Photo By: Sarah Dorio

Photo By: Room & Board

Photo By: Allison Corona Photography

Photo By: Rustic White Photography

Begin With a Budget

Spend an afternoon in a furniture store or browsing online and you’ll quickly realize that sofas come at all prices, from a few hundred to many thousand dollars. The good news is that you can get a great sofa at every level. “Quality is not necessarily indicated by price, contrary to what people may believe,” says Cindy W. Hodnett, Upholstery and Style Editor for Furniture Today. “You can find an affordable, high-quality sofa — and the exact opposite is true as well.” Part of what determines the sofa’s price is the type — a sleeper sofa, or one with “motion” capability or leather upholstery could cost more — but you should also consider how you’ll use the sofa when deciding how much to spend. “A sofa you plan to make the centerpiece of your living room in your dream-house might be worth more of an investment,” says Max Bar-Nahum, director of custom upholstery at Dr.
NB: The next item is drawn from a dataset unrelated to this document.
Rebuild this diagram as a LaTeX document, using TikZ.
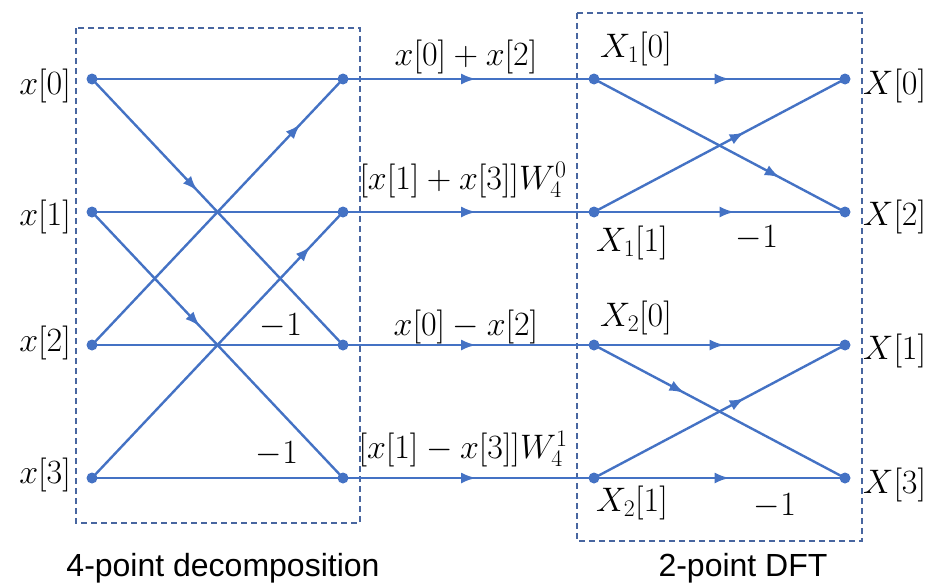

Sofa, a furniture services provider that offers disassembly (and reassembly), upholstery, repair, and custom design and build. “On the other hand, if you know your tastes change often, you’ll be moving in a couple of years, or if it’s the sofa you’ll put in your playroom for your kids to hang out on, you might not want to spend too much over your budget.”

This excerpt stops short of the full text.